**Raw data:**
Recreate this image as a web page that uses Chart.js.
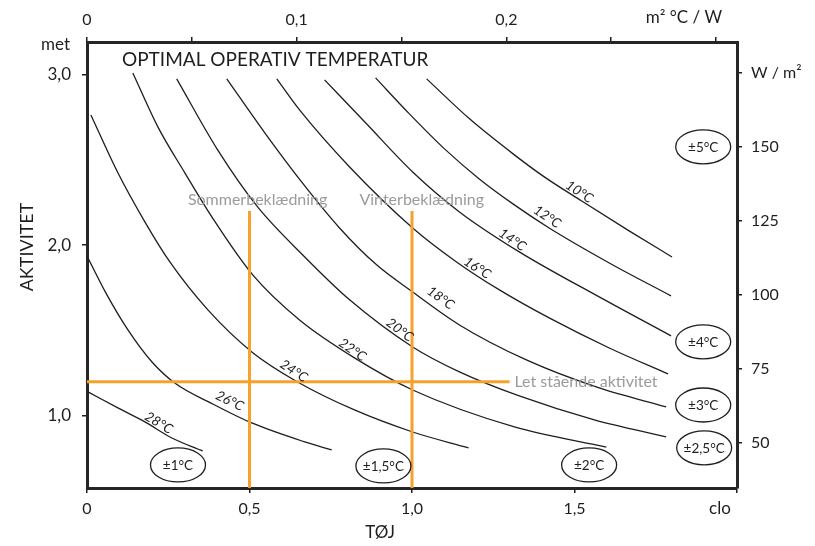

==

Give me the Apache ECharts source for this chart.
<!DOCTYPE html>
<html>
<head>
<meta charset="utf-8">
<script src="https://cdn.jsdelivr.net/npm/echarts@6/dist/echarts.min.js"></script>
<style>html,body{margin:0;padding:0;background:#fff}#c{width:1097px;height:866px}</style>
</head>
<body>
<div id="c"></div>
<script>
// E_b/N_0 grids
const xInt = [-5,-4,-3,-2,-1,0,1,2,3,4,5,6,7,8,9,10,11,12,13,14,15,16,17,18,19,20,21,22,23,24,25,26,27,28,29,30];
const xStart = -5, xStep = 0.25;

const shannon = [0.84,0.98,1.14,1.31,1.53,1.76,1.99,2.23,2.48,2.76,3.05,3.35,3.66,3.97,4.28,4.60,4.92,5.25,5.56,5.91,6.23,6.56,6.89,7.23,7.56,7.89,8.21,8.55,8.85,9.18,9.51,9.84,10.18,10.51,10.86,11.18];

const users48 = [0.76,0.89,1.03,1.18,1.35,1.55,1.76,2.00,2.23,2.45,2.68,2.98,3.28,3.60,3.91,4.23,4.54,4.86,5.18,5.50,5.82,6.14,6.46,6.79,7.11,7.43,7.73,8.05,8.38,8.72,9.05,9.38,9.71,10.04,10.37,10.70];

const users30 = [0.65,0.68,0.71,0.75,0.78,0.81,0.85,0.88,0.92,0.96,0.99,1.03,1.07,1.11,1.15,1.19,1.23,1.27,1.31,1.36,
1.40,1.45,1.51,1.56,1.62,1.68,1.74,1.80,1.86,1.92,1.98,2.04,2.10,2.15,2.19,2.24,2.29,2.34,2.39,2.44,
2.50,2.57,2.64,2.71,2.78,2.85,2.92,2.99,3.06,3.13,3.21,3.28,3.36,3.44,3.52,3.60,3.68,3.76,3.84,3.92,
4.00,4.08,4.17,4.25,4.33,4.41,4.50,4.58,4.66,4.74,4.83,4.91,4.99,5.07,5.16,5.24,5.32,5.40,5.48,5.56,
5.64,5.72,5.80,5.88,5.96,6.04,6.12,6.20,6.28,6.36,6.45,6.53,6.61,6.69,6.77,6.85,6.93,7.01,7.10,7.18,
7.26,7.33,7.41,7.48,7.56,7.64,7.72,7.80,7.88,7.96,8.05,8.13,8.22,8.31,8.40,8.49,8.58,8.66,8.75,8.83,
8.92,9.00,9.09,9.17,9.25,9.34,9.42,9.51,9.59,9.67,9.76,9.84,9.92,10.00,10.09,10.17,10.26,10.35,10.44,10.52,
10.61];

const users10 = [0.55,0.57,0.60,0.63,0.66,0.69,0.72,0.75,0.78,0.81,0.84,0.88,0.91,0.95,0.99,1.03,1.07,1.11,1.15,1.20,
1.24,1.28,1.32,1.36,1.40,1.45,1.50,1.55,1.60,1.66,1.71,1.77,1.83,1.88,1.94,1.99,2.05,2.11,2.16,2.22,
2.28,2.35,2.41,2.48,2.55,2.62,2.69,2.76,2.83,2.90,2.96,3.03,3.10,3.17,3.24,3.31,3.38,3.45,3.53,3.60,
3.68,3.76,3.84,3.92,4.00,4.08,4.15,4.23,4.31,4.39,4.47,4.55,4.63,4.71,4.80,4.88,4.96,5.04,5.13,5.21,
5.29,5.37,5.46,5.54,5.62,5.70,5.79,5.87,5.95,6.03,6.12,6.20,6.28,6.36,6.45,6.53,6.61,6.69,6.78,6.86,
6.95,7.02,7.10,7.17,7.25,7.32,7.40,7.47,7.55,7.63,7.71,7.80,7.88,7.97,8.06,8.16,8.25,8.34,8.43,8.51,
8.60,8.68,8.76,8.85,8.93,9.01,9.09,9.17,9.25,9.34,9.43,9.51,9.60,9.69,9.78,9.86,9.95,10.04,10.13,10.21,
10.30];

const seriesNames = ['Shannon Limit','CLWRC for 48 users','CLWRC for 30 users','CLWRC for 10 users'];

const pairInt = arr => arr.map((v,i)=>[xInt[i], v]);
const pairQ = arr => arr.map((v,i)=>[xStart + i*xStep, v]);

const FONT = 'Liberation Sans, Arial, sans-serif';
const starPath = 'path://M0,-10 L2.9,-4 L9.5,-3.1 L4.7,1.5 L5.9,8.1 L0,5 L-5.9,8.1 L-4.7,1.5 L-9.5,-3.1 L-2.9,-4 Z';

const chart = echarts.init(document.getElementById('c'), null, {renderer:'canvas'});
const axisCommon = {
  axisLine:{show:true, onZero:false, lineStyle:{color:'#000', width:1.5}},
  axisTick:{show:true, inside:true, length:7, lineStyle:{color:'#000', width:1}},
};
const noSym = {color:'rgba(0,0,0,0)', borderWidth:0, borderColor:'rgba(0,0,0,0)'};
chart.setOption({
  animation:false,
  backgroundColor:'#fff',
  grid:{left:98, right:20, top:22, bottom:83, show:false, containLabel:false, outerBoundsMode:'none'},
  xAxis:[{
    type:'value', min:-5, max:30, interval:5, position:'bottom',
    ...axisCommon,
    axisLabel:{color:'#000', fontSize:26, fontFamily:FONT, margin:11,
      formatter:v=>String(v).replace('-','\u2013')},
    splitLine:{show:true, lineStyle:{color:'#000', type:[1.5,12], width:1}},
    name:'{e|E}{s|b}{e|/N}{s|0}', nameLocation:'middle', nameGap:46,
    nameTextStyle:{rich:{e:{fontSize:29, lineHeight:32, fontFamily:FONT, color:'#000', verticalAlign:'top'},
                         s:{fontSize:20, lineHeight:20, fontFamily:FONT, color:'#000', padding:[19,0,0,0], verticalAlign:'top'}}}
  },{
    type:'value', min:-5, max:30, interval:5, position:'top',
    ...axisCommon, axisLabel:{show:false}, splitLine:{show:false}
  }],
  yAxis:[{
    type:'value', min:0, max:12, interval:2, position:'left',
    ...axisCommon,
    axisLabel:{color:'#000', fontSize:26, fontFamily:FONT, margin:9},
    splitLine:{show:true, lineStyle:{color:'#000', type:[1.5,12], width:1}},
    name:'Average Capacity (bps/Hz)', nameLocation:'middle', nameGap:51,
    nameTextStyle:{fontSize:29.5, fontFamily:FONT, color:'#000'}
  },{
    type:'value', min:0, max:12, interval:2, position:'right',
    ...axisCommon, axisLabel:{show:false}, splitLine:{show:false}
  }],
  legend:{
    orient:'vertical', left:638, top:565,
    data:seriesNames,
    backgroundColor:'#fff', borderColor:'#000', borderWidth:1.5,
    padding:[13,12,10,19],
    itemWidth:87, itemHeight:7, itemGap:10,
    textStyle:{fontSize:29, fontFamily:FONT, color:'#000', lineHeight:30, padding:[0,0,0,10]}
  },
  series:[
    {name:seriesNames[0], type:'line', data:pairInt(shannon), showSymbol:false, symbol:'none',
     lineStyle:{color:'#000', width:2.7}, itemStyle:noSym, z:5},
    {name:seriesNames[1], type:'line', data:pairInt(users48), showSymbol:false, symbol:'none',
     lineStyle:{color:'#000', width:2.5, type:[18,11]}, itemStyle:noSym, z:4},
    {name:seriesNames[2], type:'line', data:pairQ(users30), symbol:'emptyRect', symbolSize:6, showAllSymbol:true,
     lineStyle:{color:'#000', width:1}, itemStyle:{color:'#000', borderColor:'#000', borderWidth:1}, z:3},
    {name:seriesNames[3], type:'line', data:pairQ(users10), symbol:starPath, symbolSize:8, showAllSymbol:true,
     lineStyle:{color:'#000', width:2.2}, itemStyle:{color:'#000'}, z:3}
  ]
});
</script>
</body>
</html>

**Goal:** Using the entries above, repeat only the lines from the one containing "Give me the" through the one containing "const xStart = -5, xStep = 0.25;", end lines included.

**Response for this exercise:**
Give me the Apache ECharts source for this chart.
<!DOCTYPE html>
<html>
<head>
<meta charset="utf-8">
<script src="https://cdn.jsdelivr.net/npm/echarts@6/dist/echarts.min.js"></script>
<style>html,body{margin:0;padding:0;background:#fff}#c{width:1097px;height:866px}</style>
</head>
<body>
<div id="c"></div>
<script>
// E_b/N_0 grids
const xInt = [-5,-4,-3,-2,-1,0,1,2,3,4,5,6,7,8,9,10,11,12,13,14,15,16,17,18,19,20,21,22,23,24,25,26,27,28,29,30];
const xStart = -5, xStep = 0.25;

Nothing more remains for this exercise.